WHAT Confederate monuments in Iowa?


October 4, 2015: In this view of the Civil War soldier at top of the monument at Keokuk National Cemetery, it doesn’t look like he has a specific insignia. But that’s likely intentional, at least in part because he represents unknown soldiers buried there.

In an article published online a week ago but in print (at least the section in the Des Moines Register) Sunday, USA Today went after the existence of Confederate monuments across the country.

Although most of these monuments are in former Confederate states, they are also in border states that fought alongside the Union, such as Kentucky, Missouri, West Virginia and Maryland; in Union states, including Massachusetts, Iowa and Pennsylvania; and in states that were mere territories in 1861, such as Montana, Arizona and Oklahoma.

Hold it. HOOOOOLLLDD IT. I am not going to say I’ve never seen a Confederate flag flying in Iowa, because I have. But to say Iowa has monuments sympathetic to the South is, as they might say in the 1860s, a scurrilous accusation.

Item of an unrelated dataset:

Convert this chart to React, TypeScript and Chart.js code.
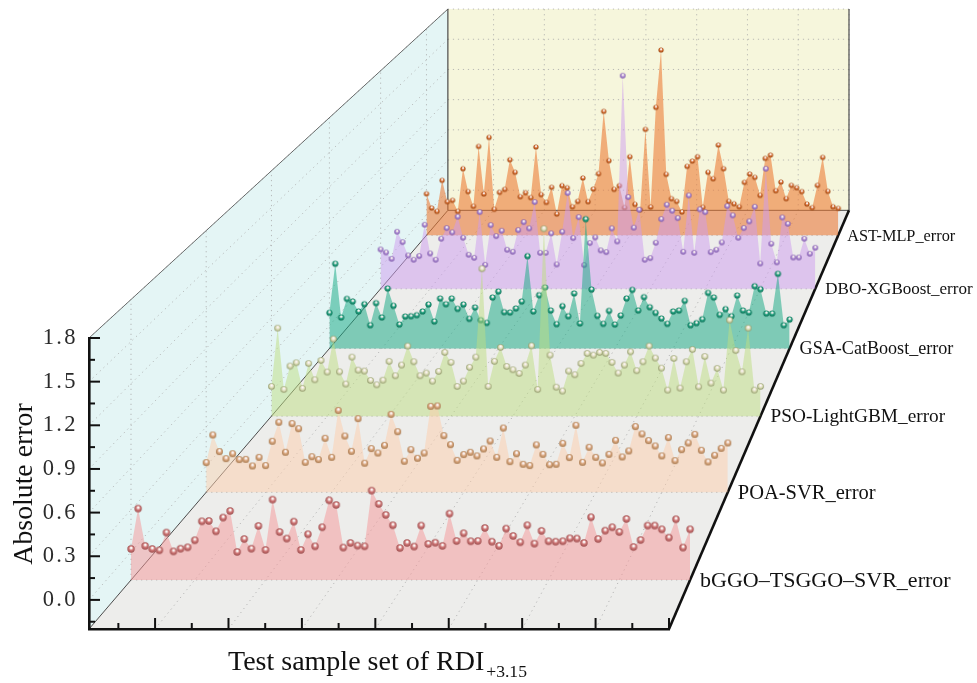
import React, { useEffect, useRef } from "react";
import { Chart, registerables } from "chart.js";

Chart.register(...registerables);

const seriesNames = ["bGGO–TSGGO–SVR_error", "POA-SVR_error", "PSO-LightGBM_error", "GSA-CatBoost_error", "DBO-XGBoost_error", "AST-MLP_error"];

const bGGO = [0.021,0.309,0.043,0.021,0.012,0.138,0.004,0.023,0.033,0.083,0.218,0.221,0.147,0.245,0.292,0.0,0.092,0.023,0.185,0.014,0.373,0.142,0.095,0.216,0.014,0.126,0.04,0.176,0.368,0.335,0.031,0.064,0.045,0.04,0.437,0.342,0.264,0.19,0.028,0.064,0.038,0.188,0.057,0.066,0.043,0.273,0.078,0.133,0.076,0.078,0.171,0.073,0.043,0.166,0.114,0.069,0.19,0.059,0.15,0.076,0.073,0.076,0.097,0.095,0.064,0.247,0.092,0.152,0.176,0.142,0.235,0.035,0.085,0.188,0.188,0.161,0.102,0.233,0.031,0.161];
const POA = [0.027,0.238,0.111,0.057,0.095,0.05,0.052,0.001,0.067,0.004,0.19,0.335,0.106,0.325,0.286,0.029,0.072,0.05,0.213,0.067,0.426,0.23,0.113,0.363,0.022,0.134,0.1,0.159,0.396,0.263,0.037,0.126,0.06,0.1,0.457,0.46,0.233,0.164,0.044,0.088,0.106,0.078,0.131,0.192,0.067,0.291,0.034,0.095,0.014,0.004,0.162,0.09,0.011,0.014,0.174,0.065,0.312,0.029,0.144,0.067,0.024,0.09,0.197,0.07,0.116,0.302,0.246,0.195,0.154,0.078,0.218,0.042,0.126,0.177,0.243,0.121,0.032,0.083,0.136,0.177];
const PSO = [0.042,0.517,0.017,0.208,0.235,0.026,0.229,0.096,0.254,0.159,0.428,0.161,0.061,0.281,0.175,0.167,0.091,0.055,0.093,0.246,0.129,0.216,0.371,0.243,0.129,0.151,0.085,0.164,0.319,0.238,0.042,0.085,0.197,0.281,1.001,0.042,0.246,0.36,0.205,0.178,0.148,0.216,0.373,0.017,1.327,0.297,0.036,0.004,0.167,0.137,0.229,0.311,0.297,0.319,0.311,0.238,0.151,0.216,0.324,0.17,0.243,0.371,0.273,0.191,0.012,0.27,0.028,0.243,0.343,0.039,0.286,0.069,0.189,0.012,0.583,0.335,0.161,0.517,0.012,0.042];
const GSA = [0.109,0.534,0.069,0.23,0.207,0.121,0.184,0.002,0.193,0.069,0.32,0.17,0.008,0.077,0.08,0.089,0.121,0.181,0.034,0.233,0.184,0.233,0.144,0.181,0.057,0.155,0.046,0.022,0.242,0.294,0.115,0.112,0.147,0.207,0.6,0.121,0.262,0.329,0.129,0.011,0.167,0.08,0.277,0.017,0.921,0.311,0.083,0.014,0.126,0.008,0.086,0.233,0.308,0.129,0.245,0.158,0.109,0.06,0.014,0.121,0.129,0.213,0.002,0.02,0.054,0.282,0.242,0.092,0.141,0.08,0.259,0.129,0.112,0.34,0.314,0.103,0.103,0.447,0.002,0.051];
const DBO = [0.161,0.133,0.075,0.323,0.228,0.106,0.066,0.1,0.387,0.124,0.066,0.259,0.357,0.317,0.461,0.268,0.112,0.084,0.503,0.02,0.384,0.283,0.332,0.158,0.139,0.338,0.412,0.354,0.595,0.13,0.13,0.308,0.023,0.323,0.678,0.265,0.457,0.017,0.219,0.271,0.152,0.136,0.354,0.234,1.754,0.641,0.36,0.525,0.066,0.081,0.222,0.439,0.571,0.516,0.448,0.139,0.656,0.13,0.528,0.503,0.136,0.158,0.225,0.558,0.473,0.268,0.357,0.418,0.552,0.032,0.901,0.213,0.042,0.454,0.396,0.087,0.087,0.259,0.121,0.176];
const AST = [0.203,0.065,0.032,0.332,0.126,0.139,0.032,0.445,0.223,0.081,0.661,0.2,0.748,0.052,0.216,0.245,0.532,0.41,0.174,0.213,0.165,0.655,0.194,0.119,0.265,0.006,0.281,0.261,0.077,0.129,0.355,0.126,0.248,0.397,1.0,0.523,0.245,0.281,0.068,0.561,0.1,0.048,0.826,0.074,1.039,1.594,0.39,0.155,0.129,0.026,0.468,0.519,0.561,0.071,0.41,0.348,0.674,0.445,0.129,0.106,0.077,0.313,0.394,0.361,0.187,0.545,0.577,0.232,0.316,0.155,0.284,0.261,0.223,0.103,0.068,0.284,0.555,0.226,0.077,0.061];

const seriesValues = [bGGO, POA, PSO, GSA, DBO, AST];
const sampleNumbers = bGGO.map((_, i) => i + 1);

const yAxisTitle = "Absolute error";
const xAxisTitle = "Test sample set of RDI";
const xAxisSubscript = "+3.15";

// Perspective of the box: depth factor of each ribbon, vanishing point in axis units.
const seriesDepth = [0.9639, 0.8993, 0.8432, 0.7934, 0.7494, 0.71];
const backDepth = 0.6916;
const vanishX = 159.5;
const vanishY = 9.13;
const xMin = 1;
const xMax = 80;
const yMin = -0.2;
const yMax = 1.8;

const W = 977;
const H = 683;
const SERIF = "'Liberation Serif', 'Times New Roman', serif";

const ribbonFill = ["rgba(245,150,152,0.5)", "rgba(253,205,172,0.5)", "rgba(190,222,130,0.5)", "rgba(24,170,135,0.52)", "rgba(205,155,240,0.5)", "rgba(236,120,50,0.58)"];
const ballRim = ["#9c4f4f", "#a67a50", "#8f9668", "#0b6f55", "#7c57a6", "#9a4814"];
const ballMid = ["#cf7676", "#d9a67e", "#dcdfb8", "#23a07f", "#a987d2", "#d4692c"];
const ballSize = [7.4, 7, 6.6, 6.2, 5.6, 5.2];
const labelSize = [22, 20.5, 19.3, 18.1, 17, 16.3];

const projX = (x: number, s: number) => vanishX + (x - vanishX) * s;
const projY = (y: number, s: number) => vanishY + (y - vanishY) * s;

function makeBall(d: number, rim: string, mid: string) {
  const size = Math.ceil(d) + 2;
  const c = document.createElement("canvas");
  c.width = size;
  c.height = size;
  const g = c.getContext("2d")!;
  const m = size / 2;
  const r = d / 2;
  const grad = g.createRadialGradient(m + r * 0.05, m - r * 0.42, r * 0.02, m, m, r * 1.02);
  grad.addColorStop(0, "#ffffff");
  grad.addColorStop(0.22, "#f8eeec");
  grad.addColorStop(0.55, mid);
  grad.addColorStop(1, rim);
  g.fillStyle = grad;
  g.beginPath();
  g.arc(m, m, r, 0, Math.PI * 2);
  g.fill();
  return c;
}

const boxPlugin: any = {
  id: "box",
  beforeDraw(chart: any) {
    const { ctx, scales } = chart;
    const P = (x: number, y: number, s: number): [number, number] => [
      scales.x.getPixelForValue(projX(x, s)),
      scales.y.getPixelForValue(projY(y, s)),
    ];
    const poly = (pts: [number, number][], color: string) => {
      ctx.fillStyle = color;
      ctx.beginPath();
      pts.forEach((p, i) => (i ? ctx.lineTo(p[0], p[1]) : ctx.moveTo(p[0], p[1])));
      ctx.closePath();
      ctx.fill();
    };
    const seg = (a: [number, number], b: [number, number], color: string, w: number, dash: number[] = []) => {
      ctx.strokeStyle = color;
      ctx.lineWidth = w;
      ctx.setLineDash(dash);
      ctx.beginPath();
      ctx.moveTo(a[0], a[1]);
      ctx.lineTo(b[0], b[1]);
      ctx.stroke();
      ctx.setLineDash([]);
    };
    ctx.save();
    poly([P(xMin, yMin, 1), P(xMin, yMax, 1), P(xMin, yMax, backDepth), P(xMin, yMin, backDepth)], "#e4f5f5");
    poly([P(xMin, yMin, backDepth), P(xMin, yMax, backDepth), P(xMax, yMax, backDepth), P(xMax, yMin, backDepth)], "#f6f6dc");
    poly([P(xMin, yMin, 1), P(xMax, yMin, 1), P(xMax, yMin, backDepth), P(xMin, yMin, backDepth)], "#ededeb");

    const dot = "rgba(170,170,170,0.8)";
    const dash = [1.2, 3.8];
    const yMajor = [0, 0.3, 0.6, 0.9, 1.2, 1.5, 1.8];
    const xMajor = [10, 20, 30, 40, 50, 60, 70, 80];
    yMajor.forEach((v) => {
      seg(P(xMin, v, 1), P(xMin, v, backDepth), dot, 1, dash);
      seg(P(xMin, v, backDepth), P(xMax, v, backDepth), dot, 1, dash);
    });
    xMajor.forEach((v) => {
      seg(P(v, yMin, 1), P(v, yMin, backDepth), dot, 1, dash);
      seg(P(v, yMin, backDepth), P(v, yMax, backDepth), dot, 1, dash);
    });
    seriesDepth.forEach((s) => {
      seg(P(xMin, yMin, s), P(xMax, yMin, s), dot, 1, dash);
      seg(P(xMin, yMin, s), P(xMin, yMax, s), dot, 1, dash);
    });

    const edge = "#4a4a4a";
    seg(P(xMin, yMin, 1), P(xMin, yMin, backDepth), edge, 1);
    seg(P(xMin, yMax, 1), P(xMin, yMax, backDepth), edge, 0.8);
    seg(P(xMin, yMin, backDepth), P(xMin, yMax, backDepth), edge, 1.2);
    seg(P(xMax, yMin, backDepth), P(xMax, yMax, backDepth), edge, 1.2);
    seg(P(xMin, yMin, backDepth), P(xMax, yMin, backDepth), edge, 1);
    seg(P(xMax, yMin, 1), P(xMax, yMin, backDepth), "#111", 2.6);

    // inward tick marks on the front axes
    const left = scales.y.left + scales.y.width;
    const bottom = scales.x.top;
    for (let k = -1; k <= 12; k++) {
      const v = k * 0.15;
      const py = scales.y.getPixelForValue(v);
      seg([left, py], [left + (k % 2 === 0 ? 11 : 6), py], "#111", 2);
    }
    for (let k = 1; k <= 16; k++) {
      const v = k * 5;
      const px = scales.x.getPixelForValue(v);
      seg([px, bottom], [px, bottom - (k % 2 === 0 ? 11 : 6)], "#111", 2);
    }
    ctx.restore();
    ctx.letterSpacing = "2.4px";
  },
  beforeDatasetsDraw(chart: any) {
    chart.$frontArea = chart.chartArea;
    chart.chartArea = { left: 0, top: 0, right: W, bottom: H, width: W, height: H };
  },
  afterDatasetsDraw(chart: any) {
    chart.chartArea = chart.$frontArea;
    const { ctx, scales } = chart;
    ctx.save();
    ctx.letterSpacing = "0px";
    ctx.fillStyle = "#111";
    ctx.textBaseline = "middle";
    ctx.textAlign = "left";
    seriesNames.forEach((name, i) => {
      const s = seriesDepth[i];
      ctx.font = `${labelSize[i]}px ${SERIF}`;
      ctx.fillText(name, scales.x.getPixelForValue(projX(xMax, s)) + 10 - (i === 5 ? 1 : 0), scales.y.getPixelForValue(projY(yMin, s)) + 1);
    });
    ctx.textBaseline = "alphabetic";
    ctx.font = `28px ${SERIF}`;
    ctx.fillText(xAxisTitle, 228, 670);
    const w = ctx.measureText(xAxisTitle).width;
    ctx.font = `17.6px ${SERIF}`;
    ctx.fillText(xAxisSubscript, 228 + w + 2, 677);
    ctx.save();
    ctx.translate(32, 484);
    ctx.rotate(-Math.PI / 2);
    ctx.textAlign = "center";
    ctx.font = `27.8px ${SERIF}`;
    ctx.fillText(yAxisTitle, 0, 0);
    ctx.restore();
    ctx.restore();
  },
};

export default function App() {
  const ref = useRef<HTMLCanvasElement>(null);
  useEffect(() => {
    const datasets = seriesValues.map((vals, i) => {
      const s = seriesDepth[i];
      return {
        label: seriesNames[i],
        data: vals.map((v, k) => ({ x: projX(sampleNumbers[k], s), y: projY(v, s) })),
        fill: { value: projY(yMin, s) },
        backgroundColor: ribbonFill[i],
        borderWidth: 0,
        borderColor: "transparent",
        tension: 0,
        clip: false as const,
        pointStyle: makeBall(ballSize[i], ballRim[i], ballMid[i]),
        pointRadius: 4,
        pointHoverRadius: 4,
      };
    });
    const chart = new Chart(ref.current!, {
      type: "line",
      data: { datasets },
      options: {
        animation: false,
        responsive: false,
        events: [],
        layout: { padding: { top: 338, right: 308, left: 0, bottom: 0 } },
        plugins: { legend: { display: false }, tooltip: { enabled: false } },
        scales: {
          x: {
            type: "linear",
            position: "bottom",
            grid: { display: false, drawTicks: false },
            border: { display: true, width: 2.6, color: "#111" },
            ticks: { display: false },
            afterBuildTicks: (s: any) => {
              s.min = xMin;
              s.max = xMax;
            },
            afterFit: (s: any) => {
              s.height = H - 629;
            },
          },
          y: {
            type: "linear",
            position: "left",
            min: yMin,
            max: yMax,
            grid: { display: false, drawTicks: false },
            border: { display: true, width: 2.6, color: "#111" },
            ticks: {
              stepSize: 0.3,
              includeBounds: false,
              autoSkip: false,
              padding: 11,
              color: "#2a2a2a",
              font: { family: SERIF, size: 22.5 },
              callback: (v: any) => Number(v).toFixed(1),
            },
            afterFit: (s: any) => {
              s.width = 89;
            },
          },
        },
      } as any,
      plugins: [boxPlugin],
    });
    return () => chart.destroy();
  }, []);
  return (
    <div style={{ position: "absolute", left: 0, top: 0, width: W, height: H, background: "#fff" }}>
      <canvas ref={ref} width={W} height={H} style={{ display: "block", width: W, height: H }} />
    </div>
  );
}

A list of Confederate monuments on Wikipedia lists none in Iowa. In a comprehensive listing of Civil War monuments across Iowa, a majority are “Civil War Soldier” or “Veterans Monument/Memorial”. The word “Confederate” appears four times, two of which are captured cannons. A third is for POWs who died in transit to Rock Island. The fourth is for “Iowa’s Confederate General”, Sul Ross, who was born in Bentonsport the year before his family left for Texas. It is a rock with a plaque on it.

There is a site in Davis County, three rocks with plaques on them, marking “the northernmost point of incursion into Iowa by Confederate forces.” That’s a historical fact, not a glorification of anything.

So what monument, let alone monuments plural, could the article be referencing? One possibility is the monument at the veterans cemetery in Keokuk. A handful of Confederates are buried there, but there is nothing for them except the grave markers (and flags on Memorial Day). The “Find a Grave” website says, “The monument is a large granite obelisk topped with the figure of a Confederate soldier standing at parade rest.” However, multiple other sources indicate this has to be false.

  • First and foremost, the monument was put up by the Woman’s Relief Corps, which is the auxiliary of the Grand Army of the Republic — the UNION side!
  • The inscription says “To Our Unknown Dead”, nothing more specific.
  • The official page for the Keokuk National Cemetery from the Department of Veterans Affairs says it’s a “Union soldier standing at parade rest.”
  • The Winter 1955 issue of the Annals of Iowa, “Grave Markers at Keokuk,” says, “A monument to the other 48 [unknown soldiers] was erected by the Women’s Relief Corps in 1912 and shows a Union soldier, standing at parade rest, on the top of a stone shaft.”
  • It’s unlikely there is any sort of insignia, because the manufacturers of Civil War monuments — who basically would have been carving these things en masse in the early 20th century because so many places wanted one — could sell to both sides merely by saying “this depicts a soldier”.

I feel comfortable in saying no carved Confederate statue or monument with flowery language to their war dead occupies a place of prominence in the state of Iowa. If USA Today‘s rationale for mentioning the state is Sul Ross’ rock or the Keokuk statue, that is the thinnest gruel imaginable.